**Task to carry out:** No images are to be carried over; print all other material exactly as it stands.

**Dataset extract:**
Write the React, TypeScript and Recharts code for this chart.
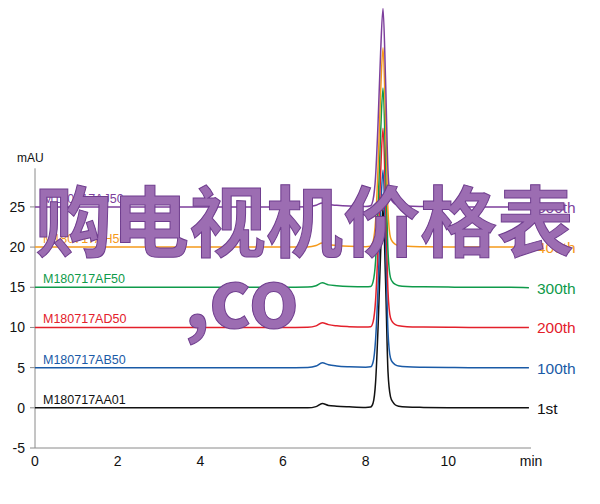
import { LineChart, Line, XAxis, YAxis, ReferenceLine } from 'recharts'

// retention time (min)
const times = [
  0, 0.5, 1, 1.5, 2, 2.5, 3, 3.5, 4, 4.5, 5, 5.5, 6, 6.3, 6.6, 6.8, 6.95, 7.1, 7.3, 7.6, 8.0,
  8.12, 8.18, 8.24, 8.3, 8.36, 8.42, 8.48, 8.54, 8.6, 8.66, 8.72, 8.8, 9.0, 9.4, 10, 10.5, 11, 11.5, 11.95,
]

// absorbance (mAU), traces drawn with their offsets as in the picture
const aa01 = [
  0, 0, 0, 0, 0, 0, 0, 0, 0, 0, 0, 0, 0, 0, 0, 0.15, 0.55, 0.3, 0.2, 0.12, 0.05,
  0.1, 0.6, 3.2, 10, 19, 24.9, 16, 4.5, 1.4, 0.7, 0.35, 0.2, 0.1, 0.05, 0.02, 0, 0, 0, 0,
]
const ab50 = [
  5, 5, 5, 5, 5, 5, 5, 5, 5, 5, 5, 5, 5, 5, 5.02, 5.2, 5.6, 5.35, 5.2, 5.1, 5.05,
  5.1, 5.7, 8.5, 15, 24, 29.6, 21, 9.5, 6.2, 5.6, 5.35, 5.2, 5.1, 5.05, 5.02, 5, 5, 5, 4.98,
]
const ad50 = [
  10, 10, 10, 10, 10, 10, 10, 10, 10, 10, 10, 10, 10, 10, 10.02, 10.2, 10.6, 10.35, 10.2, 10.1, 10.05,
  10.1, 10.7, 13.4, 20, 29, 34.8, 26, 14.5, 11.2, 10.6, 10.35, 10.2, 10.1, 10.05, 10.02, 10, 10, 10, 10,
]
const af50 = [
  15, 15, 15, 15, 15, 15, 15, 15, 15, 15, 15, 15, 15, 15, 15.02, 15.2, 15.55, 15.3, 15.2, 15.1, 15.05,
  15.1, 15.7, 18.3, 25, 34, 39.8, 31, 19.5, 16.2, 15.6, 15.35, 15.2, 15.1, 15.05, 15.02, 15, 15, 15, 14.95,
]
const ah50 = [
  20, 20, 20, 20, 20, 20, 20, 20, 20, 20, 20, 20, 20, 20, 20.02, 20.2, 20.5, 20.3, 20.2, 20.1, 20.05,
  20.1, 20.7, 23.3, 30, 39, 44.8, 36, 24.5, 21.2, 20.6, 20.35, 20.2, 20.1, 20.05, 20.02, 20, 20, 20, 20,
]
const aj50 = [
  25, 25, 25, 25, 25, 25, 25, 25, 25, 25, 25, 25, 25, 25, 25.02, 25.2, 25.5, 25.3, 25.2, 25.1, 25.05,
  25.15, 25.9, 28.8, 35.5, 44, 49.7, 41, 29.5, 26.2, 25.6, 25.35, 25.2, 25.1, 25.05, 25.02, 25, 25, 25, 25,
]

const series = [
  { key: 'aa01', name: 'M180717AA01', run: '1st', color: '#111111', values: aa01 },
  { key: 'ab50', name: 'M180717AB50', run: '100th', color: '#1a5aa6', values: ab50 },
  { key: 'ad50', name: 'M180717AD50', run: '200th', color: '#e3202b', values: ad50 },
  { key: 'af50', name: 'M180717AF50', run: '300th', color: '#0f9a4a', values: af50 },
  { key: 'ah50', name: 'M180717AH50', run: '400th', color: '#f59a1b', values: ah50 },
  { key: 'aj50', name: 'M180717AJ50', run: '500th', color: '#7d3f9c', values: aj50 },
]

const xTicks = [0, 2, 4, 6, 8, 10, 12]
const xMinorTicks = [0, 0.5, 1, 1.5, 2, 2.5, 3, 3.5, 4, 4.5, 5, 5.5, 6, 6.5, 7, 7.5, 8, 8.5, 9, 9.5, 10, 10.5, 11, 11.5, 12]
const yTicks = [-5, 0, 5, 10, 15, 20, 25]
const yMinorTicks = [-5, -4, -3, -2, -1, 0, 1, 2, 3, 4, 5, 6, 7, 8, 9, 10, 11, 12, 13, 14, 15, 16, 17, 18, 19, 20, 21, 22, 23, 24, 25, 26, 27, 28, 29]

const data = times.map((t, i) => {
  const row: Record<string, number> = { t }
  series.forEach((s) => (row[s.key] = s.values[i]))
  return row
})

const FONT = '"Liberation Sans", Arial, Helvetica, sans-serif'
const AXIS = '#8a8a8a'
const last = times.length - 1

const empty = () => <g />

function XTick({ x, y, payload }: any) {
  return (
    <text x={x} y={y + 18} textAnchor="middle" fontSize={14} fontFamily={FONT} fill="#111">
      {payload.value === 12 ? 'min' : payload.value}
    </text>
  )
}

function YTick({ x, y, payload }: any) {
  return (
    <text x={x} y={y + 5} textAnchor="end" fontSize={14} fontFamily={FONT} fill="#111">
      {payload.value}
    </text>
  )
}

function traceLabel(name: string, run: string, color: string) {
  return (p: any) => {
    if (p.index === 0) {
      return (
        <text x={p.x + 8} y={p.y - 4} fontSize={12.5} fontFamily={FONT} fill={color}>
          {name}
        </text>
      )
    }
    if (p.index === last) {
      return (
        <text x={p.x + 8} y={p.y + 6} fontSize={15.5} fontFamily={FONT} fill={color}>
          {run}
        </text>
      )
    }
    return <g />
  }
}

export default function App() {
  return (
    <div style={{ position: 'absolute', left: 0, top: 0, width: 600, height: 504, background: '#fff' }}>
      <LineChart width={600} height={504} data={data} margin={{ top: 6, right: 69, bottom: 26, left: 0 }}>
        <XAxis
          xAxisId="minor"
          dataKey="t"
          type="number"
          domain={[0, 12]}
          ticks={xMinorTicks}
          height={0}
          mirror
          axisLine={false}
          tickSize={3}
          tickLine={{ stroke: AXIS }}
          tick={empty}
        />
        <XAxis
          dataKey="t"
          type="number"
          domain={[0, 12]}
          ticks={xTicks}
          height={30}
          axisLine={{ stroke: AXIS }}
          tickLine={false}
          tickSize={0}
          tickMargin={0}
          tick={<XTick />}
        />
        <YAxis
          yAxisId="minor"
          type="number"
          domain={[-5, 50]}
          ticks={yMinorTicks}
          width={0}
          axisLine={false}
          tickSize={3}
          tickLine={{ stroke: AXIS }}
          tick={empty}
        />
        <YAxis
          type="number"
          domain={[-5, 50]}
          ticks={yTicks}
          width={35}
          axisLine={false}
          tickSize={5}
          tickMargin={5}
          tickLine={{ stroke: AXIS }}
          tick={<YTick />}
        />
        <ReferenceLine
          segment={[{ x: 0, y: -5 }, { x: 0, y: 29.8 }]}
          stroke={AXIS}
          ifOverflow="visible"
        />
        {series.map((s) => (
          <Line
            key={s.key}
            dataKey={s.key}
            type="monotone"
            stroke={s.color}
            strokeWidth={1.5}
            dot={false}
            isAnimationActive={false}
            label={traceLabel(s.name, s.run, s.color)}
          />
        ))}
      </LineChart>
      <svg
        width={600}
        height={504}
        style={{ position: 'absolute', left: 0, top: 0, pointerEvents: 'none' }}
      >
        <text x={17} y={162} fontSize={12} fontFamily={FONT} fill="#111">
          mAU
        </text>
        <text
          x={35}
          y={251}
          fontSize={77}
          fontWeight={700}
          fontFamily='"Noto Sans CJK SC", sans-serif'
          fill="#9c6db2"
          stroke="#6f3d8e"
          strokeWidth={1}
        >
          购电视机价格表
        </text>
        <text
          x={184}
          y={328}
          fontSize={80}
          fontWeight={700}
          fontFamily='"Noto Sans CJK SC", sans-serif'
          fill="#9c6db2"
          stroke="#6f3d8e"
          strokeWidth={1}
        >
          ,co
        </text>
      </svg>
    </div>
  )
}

**Written response:**
Write the React, TypeScript and Recharts code for this chart.
import { LineChart, Line, XAxis, YAxis, ReferenceLine } from 'recharts'

// retention time (min)
const times = [
  0, 0.5, 1, 1.5, 2, 2.5, 3, 3.5, 4, 4.5, 5, 5.5, 6, 6.3, 6.6, 6.8, 6.95, 7.1, 7.3, 7.6, 8.0,
  8.12, 8.18, 8.24, 8.3, 8.36, 8.42, 8.48, 8.54, 8.6, 8.66, 8.72, 8.8, 9.0, 9.4, 10, 10.5, 11, 11.5, 11.95,
]

// absorbance (mAU), traces drawn with their offsets as in the picture
const aa01 = [
  0, 0, 0, 0, 0, 0, 0, 0, 0, 0, 0, 0, 0, 0, 0, 0.15, 0.55, 0.3, 0.2, 0.12, 0.05,
  0.1, 0.6, 3.2, 10, 19, 24.9, 16, 4.5, 1.4, 0.7, 0.35, 0.2, 0.1, 0.05, 0.02, 0, 0, 0, 0,
]
const ab50 = [
  5, 5, 5, 5, 5, 5, 5, 5, 5, 5, 5, 5, 5, 5, 5.02, 5.2, 5.6, 5.35, 5.2, 5.1, 5.05,
  5.1, 5.7, 8.5, 15, 24, 29.6, 21, 9.5, 6.2, 5.6, 5.35, 5.2, 5.1, 5.05, 5.02, 5, 5, 5, 4.98,
]
const ad50 = [
  10, 10, 10, 10, 10, 10, 10, 10, 10, 10, 10, 10, 10, 10, 10.02, 10.2, 10.6, 10.35, 10.2, 10.1, 10.05,
  10.1, 10.7, 13.4, 20, 29, 34.8, 26, 14.5, 11.2, 10.6, 10.35, 10.2, 10.1, 10.05, 10.02, 10, 10, 10, 10,
]
const af50 = [
  15, 15, 15, 15, 15, 15, 15, 15, 15, 15, 15, 15, 15, 15, 15.02, 15.2, 15.55, 15.3, 15.2, 15.1, 15.05,
  15.1, 15.7, 18.3, 25, 34, 39.8, 31, 19.5, 16.2, 15.6, 15.35, 15.2, 15.1, 15.05, 15.02, 15, 15, 15, 14.95,
]
const ah50 = [
  20, 20, 20, 20, 20, 20, 20, 20, 20, 20, 20, 20, 20, 20, 20.02, 20.2, 20.5, 20.3, 20.2, 20.1, 20.05,
  20.1, 20.7, 23.3, 30, 39, 44.8, 36, 24.5, 21.2, 20.6, 20.35, 20.2, 20.1, 20.05, 20.02, 20, 20, 20, 20,
]
const aj50 = [
  25, 25, 25, 25, 25, 25, 25, 25, 25, 25, 25, 25, 25, 25, 25.02, 25.2, 25.5, 25.3, 25.2, 25.1, 25.05,
  25.15, 25.9, 28.8, 35.5, 44, 49.7, 41, 29.5, 26.2, 25.6, 25.35, 25.2, 25.1, 25.05, 25.02, 25, 25, 25, 25,
]

const series = [
  { key: 'aa01', name: 'M180717AA01', run: '1st', color: '#111111', values: aa01 },
  { key: 'ab50', name: 'M180717AB50', run: '100th', color: '#1a5aa6', values: ab50 },
  { key: 'ad50', name: 'M180717AD50', run: '200th', color: '#e3202b', values: ad50 },
  { key: 'af50', name: 'M180717AF50', run: '300th', color: '#0f9a4a', values: af50 },
  { key: 'ah50', name: 'M180717AH50', run: '400th', color: '#f59a1b', values: ah50 },
  { key: 'aj50', name: 'M180717AJ50', run: '500th', color: '#7d3f9c', values: aj50 },
]

const xTicks = [0, 2, 4, 6, 8, 10, 12]
const xMinorTicks = [0, 0.5, 1, 1.5, 2, 2.5, 3, 3.5, 4, 4.5, 5, 5.5, 6, 6.5, 7, 7.5, 8, 8.5, 9, 9.5, 10, 10.5, 11, 11.5, 12]
const yTicks = [-5, 0, 5, 10, 15, 20, 25]
const yMinorTicks = [-5, -4, -3, -2, -1, 0, 1, 2, 3, 4, 5, 6, 7, 8, 9, 10, 11, 12, 13, 14, 15, 16, 17, 18, 19, 20, 21, 22, 23, 24, 25, 26, 27, 28, 29]

const data = times.map((t, i) => {
  const row: Record<string, number> = { t }
  series.forEach((s) => (row[s.key] = s.values[i]))
  return row
})

const FONT = '"Liberation Sans", Arial, Helvetica, sans-serif'
const AXIS = '#8a8a8a'
const last = times.length - 1

const empty = () => <g />

function XTick({ x, y, payload }: any) {
  return (
    <text x={x} y={y + 18} textAnchor="middle" fontSize={14} fontFamily={FONT} fill="#111">
      {payload.value === 12 ? 'min' : payload.value}
    </text>
  )
}

function YTick({ x, y, payload }: any) {
  return (
    <text x={x} y={y + 5} textAnchor="end" fontSize={14} fontFamily={FONT} fill="#111">
      {payload.value}
    </text>
  )
}

function traceLabel(name: string, run: string, color: string) {
  return (p: any) => {
    if (p.index === 0) {
      return (
        <text x={p.x + 8} y={p.y - 4} fontSize={12.5} fontFamily={FONT} fill={color}>
          {name}
        </text>
      )
    }
    if (p.index === last) {
      return (
        <text x={p.x + 8} y={p.y + 6} fontSize={15.5} fontFamily={FONT} fill={color}>
          {run}
        </text>
      )
    }
    return <g />
  }
}

export default function App() {
  return (
    <div style={{ position: 'absolute', left: 0, top: 0, width: 600, height: 504, background: '#fff' }}>
      <LineChart width={600} height={504} data={data} margin={{ top: 6, right: 69, bottom: 26, left: 0 }}>
        <XAxis
          xAxisId="minor"
          dataKey="t"
          type="number"
          domain={[0, 12]}
          ticks={xMinorTicks}
          height={0}
          mirror
          axisLine={false}
          tickSize={3}
          tickLine={{ stroke: AXIS }}
          tick={empty}
        />
        <XAxis
          dataKey="t"
          type="number"
          domain={[0, 12]}
          ticks={xTicks}
          height={30}
          axisLine={{ stroke: AXIS }}
          tickLine={false}
          tickSize={0}
          tickMargin={0}
          tick={<XTick />}
        />
        <YAxis
          yAxisId="minor"
          type="number"
          domain={[-5, 50]}
          ticks={yMinorTicks}
          width={0}
          axisLine={false}
          tickSize={3}
          tickLine={{ stroke: AXIS }}
          tick={empty}
        />
        <YAxis
          type="number"
          domain={[-5, 50]}
          ticks={yTicks}
          width={35}
          axisLine={false}
          tickSize={5}
          tickMargin={5}
          tickLine={{ stroke: AXIS }}
          tick={<YTick />}
        />
        <ReferenceLine
          segment={[{ x: 0, y: -5 }, { x: 0, y: 29.8 }]}
          stroke={AXIS}
          ifOverflow="visible"
        />
        {series.map((s) => (
          <Line
            key={s.key}
            dataKey={s.key}
            type="monotone"
            stroke={s.color}
            strokeWidth={1.5}
            dot={false}
            isAnimationActive={false}
            label={traceLabel(s.name, s.run, s.color)}
          />
        ))}
      </LineChart>
      <svg
        width={600}
        height={504}
        style={{ position: 'absolute', left: 0, top: 0, pointerEvents: 'none' }}
      >
        <text x={17} y={162} fontSize={12} fontFamily={FONT} fill="#111">
          mAU
        </text>
        <text
          x={35}
          y={251}
          fontSize={77}
          fontWeight={700}
          fontFamily='"Noto Sans CJK SC", sans-serif'
          fill="#9c6db2"
          stroke="#6f3d8e"
          strokeWidth={1}
        >
          购电视机价格表
        </text>
        <text
          x={184}
          y={328}
          fontSize={80}
          fontWeight={700}
          fontFamily='"Noto Sans CJK SC", sans-serif'
          fill="#9c6db2"
          stroke="#6f3d8e"
          strokeWidth={1}
        >
          ,co
        </text>
      </svg>
    </div>
  )
}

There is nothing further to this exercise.